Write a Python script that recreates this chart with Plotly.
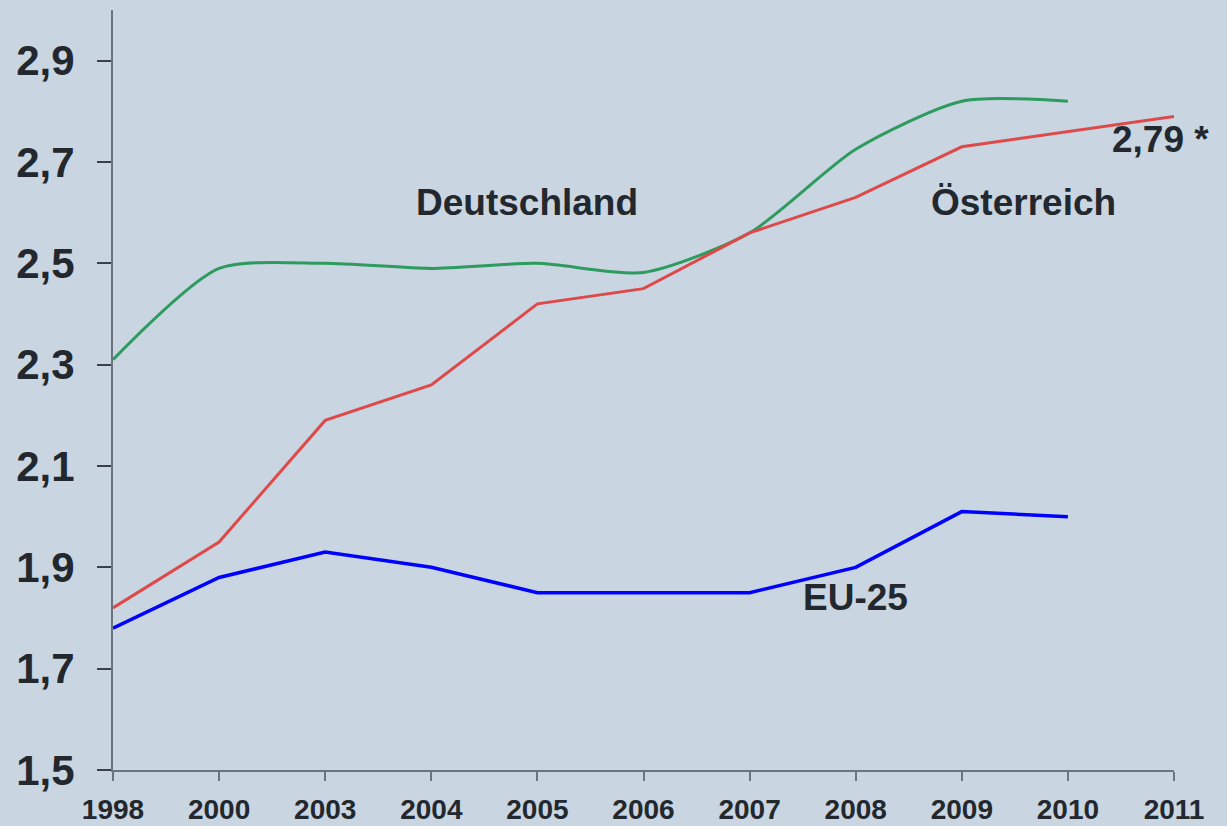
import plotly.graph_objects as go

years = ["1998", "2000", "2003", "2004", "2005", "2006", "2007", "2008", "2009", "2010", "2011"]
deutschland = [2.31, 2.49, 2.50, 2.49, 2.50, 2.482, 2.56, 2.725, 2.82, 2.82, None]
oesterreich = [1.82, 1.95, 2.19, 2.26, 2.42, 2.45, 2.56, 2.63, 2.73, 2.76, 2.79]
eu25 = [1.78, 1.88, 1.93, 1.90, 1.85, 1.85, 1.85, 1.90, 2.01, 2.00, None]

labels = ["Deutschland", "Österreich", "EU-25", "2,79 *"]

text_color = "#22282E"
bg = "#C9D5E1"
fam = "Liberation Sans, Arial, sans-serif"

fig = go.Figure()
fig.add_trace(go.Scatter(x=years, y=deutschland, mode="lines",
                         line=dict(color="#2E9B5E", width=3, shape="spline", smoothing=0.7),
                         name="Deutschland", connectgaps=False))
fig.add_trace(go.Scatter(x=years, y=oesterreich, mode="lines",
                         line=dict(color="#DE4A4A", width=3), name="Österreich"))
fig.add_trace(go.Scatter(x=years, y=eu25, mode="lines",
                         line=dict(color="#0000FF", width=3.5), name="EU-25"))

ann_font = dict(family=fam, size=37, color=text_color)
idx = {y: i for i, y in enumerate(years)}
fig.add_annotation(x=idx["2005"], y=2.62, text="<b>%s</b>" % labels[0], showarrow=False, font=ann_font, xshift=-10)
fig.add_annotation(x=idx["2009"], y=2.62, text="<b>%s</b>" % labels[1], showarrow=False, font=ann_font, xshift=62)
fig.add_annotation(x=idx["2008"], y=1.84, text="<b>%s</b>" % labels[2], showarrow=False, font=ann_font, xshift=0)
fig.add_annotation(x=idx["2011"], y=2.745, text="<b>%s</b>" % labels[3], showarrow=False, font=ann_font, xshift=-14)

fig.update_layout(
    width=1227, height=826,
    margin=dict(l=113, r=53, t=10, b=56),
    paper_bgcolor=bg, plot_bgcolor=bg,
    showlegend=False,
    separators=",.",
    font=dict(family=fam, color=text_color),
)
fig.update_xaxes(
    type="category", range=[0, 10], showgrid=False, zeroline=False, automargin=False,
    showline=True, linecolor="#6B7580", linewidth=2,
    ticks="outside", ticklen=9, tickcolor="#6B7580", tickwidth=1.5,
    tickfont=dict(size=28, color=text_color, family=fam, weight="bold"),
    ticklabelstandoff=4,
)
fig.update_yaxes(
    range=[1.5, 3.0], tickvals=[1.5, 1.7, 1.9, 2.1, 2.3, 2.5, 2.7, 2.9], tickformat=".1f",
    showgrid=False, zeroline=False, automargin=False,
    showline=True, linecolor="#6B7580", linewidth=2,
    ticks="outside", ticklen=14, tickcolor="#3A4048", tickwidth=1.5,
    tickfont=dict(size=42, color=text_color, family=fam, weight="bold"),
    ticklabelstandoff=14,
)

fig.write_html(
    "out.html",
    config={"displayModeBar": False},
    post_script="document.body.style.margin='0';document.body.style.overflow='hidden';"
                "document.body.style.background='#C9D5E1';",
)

**TO BE DONE:** Set down again, exactly, the lines of the material above from its first line to the one with "showarrow=False, font=ann_font, xshift=-14)", inclusive. Leave the pictures out.

**EXPECTED OUTPUT:**
Write a Python script that recreates this chart with Plotly.
import plotly.graph_objects as go

years = ["1998", "2000", "2003", "2004", "2005", "2006", "2007", "2008", "2009", "2010", "2011"]
deutschland = [2.31, 2.49, 2.50, 2.49, 2.50, 2.482, 2.56, 2.725, 2.82, 2.82, None]
oesterreich = [1.82, 1.95, 2.19, 2.26, 2.42, 2.45, 2.56, 2.63, 2.73, 2.76, 2.79]
eu25 = [1.78, 1.88, 1.93, 1.90, 1.85, 1.85, 1.85, 1.90, 2.01, 2.00, None]

labels = ["Deutschland", "Österreich", "EU-25", "2,79 *"]

text_color = "#22282E"
bg = "#C9D5E1"
fam = "Liberation Sans, Arial, sans-serif"

fig = go.Figure()
fig.add_trace(go.Scatter(x=years, y=deutschland, mode="lines",
                         line=dict(color="#2E9B5E", width=3, shape="spline", smoothing=0.7),
                         name="Deutschland", connectgaps=False))
fig.add_trace(go.Scatter(x=years, y=oesterreich, mode="lines",
                         line=dict(color="#DE4A4A", width=3), name="Österreich"))
fig.add_trace(go.Scatter(x=years, y=eu25, mode="lines",
                         line=dict(color="#0000FF", width=3.5), name="EU-25"))

ann_font = dict(family=fam, size=37, color=text_color)
idx = {y: i for i, y in enumerate(years)}
fig.add_annotation(x=idx["2005"], y=2.62, text="<b>%s</b>" % labels[0], showarrow=False, font=ann_font, xshift=-10)
fig.add_annotation(x=idx["2009"], y=2.62, text="<b>%s</b>" % labels[1], showarrow=False, font=ann_font, xshift=62)
fig.add_annotation(x=idx["2008"], y=1.84, text="<b>%s</b>" % labels[2], showarrow=False, font=ann_font, xshift=0)
fig.add_annotation(x=idx["2011"], y=2.745, text="<b>%s</b>" % labels[3], showarrow=False, font=ann_font, xshift=-14)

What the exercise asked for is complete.